At the awards ceremony, to be held Monday, Baltimore Heritage will honor a second Druid Hill Park project, the $390,000 restoration of eight open-air pavilions erected from the 1870s to the 1930s. Among the nation's oldest remaining park structures, they were in various stages of deterioration before the restoration work began.

Both projects symbolize a strong commitment to architectural preservation on the part of the parks department, now headed by Marlyn J. Perritt. The agency manages more than 6,000 acres of parkland in Baltimore, including half-a-dozen large parks with architecturally significant pavilions and pagodas.

Established in 1860 and encompassing 750 acres, Druid Hill is the nation's third-oldest large urban park, after Central Park in New York and Fairmount Park in Philadelphia.

The bathhouse turned out to be an ideal site for the parks headquarters, Mr. Schwartz said. Former parks officials Chris Delaporte and Morgan Amaimo suggested it.

"Druid Hill is one of the major parks in our system, and one of the most heavily used," Mr. Schwartz said. "It made a lot of sense to restore this building because it was near so much activity, and we don't have many buildings of this size."

Anshen + Allen was the architect and landscape architect for both Druid Hill projects. The Mark Engineering Co. was the contractor for the bathhouse conversion. Allied Contractors restored the pavilions.

Carol Macht, principal in charge of landscape architecture for Anshen + Allen, said the work makes an important statement about the agency's willingness to support preservation. "It's our park heritage." Mr. Schwartz said he'd like to recycle more park buildings, such as the former zookeeper's house on the fringe of Druid Hill Park.

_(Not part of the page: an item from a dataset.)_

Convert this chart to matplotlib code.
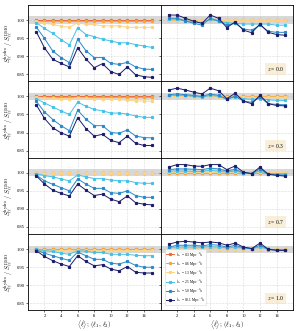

"We have all these historic buildings that were constructed in the century, and we'd like to utilize them rather than build new ones," he said. But "we really try to find tenants first, because if no one is in there, they fall into disrepair."

Musical fund-raiser

Harpsichordist Frederick Hammond will perform classical works in the atrium of Peterson and Brickbauer's all-glass F&G Life Insurance Co. building, 6225 Smith Ave., on Sunday at 3 p.m. Part of a series called "Great Music in Great Spaces," the concert is a fund-raiser for the Baltimore Architectural Foundation. Call 625-2585 for information.

PRESERVATION AWARDS

Besides the Druid Hill Park restoration projects, the winners of nTC Baltimore Heritage's 1994 Preservation Awards are:

* Barrister Court Apartments, 1300 Washington Blvd. Architect: Cho, Wilks & Benn. Contractor: James Miller. Developer: Savannah Development Co. and the Housing Department of Baltimore.

* Furness House, a restored office building at 19-21 South St. Owner: The Cordish Co. Tenant: Brown Advisory and Trust Co. Architects: Studio Wanda and Design Collective. Contractors: Hencken & Gaines and Constantine Commercial Construction Inc.

* Kennedy Krieger Institute, 100 S. Ann St. Owner: Kennedy Krieger Institute. Architect: Anshen + Allen. Contractor: Lawrence Construction Co.

* Peabody Elderhostel, 601-607 Washington Place. Owner: Peabody Institute. Architect: Murphy & Dittenhafer Inc. Contractor: Struever Bros., Eccles & Rouse.

* 2206 E. Pratt St., Interior rehabilitation of a Butchers' Hill rowhouse. Owner, designer, craftsman: Russ Kahn.

Block-by-Block Award (for on-going restoration efforts): Berea Temple, 1901 Madison Ave. Owner: Alleghany East Conference Association, Seventh Day Adventist Church. Architect: Kann and Associates Inc. Contractor: Quality Works.

Preservation Honor Award: WJZ-TV reporter George Baumann, for his "Maryland by George" reports.

Douglas H. Gordon Award for Preservation Advocacy: Catharine Black, W. Boulton Kelly and Phoebe Stanton, three of the original members of Baltimore's Commission for Historical and Architectural Preservation, formed 30 years ago this month.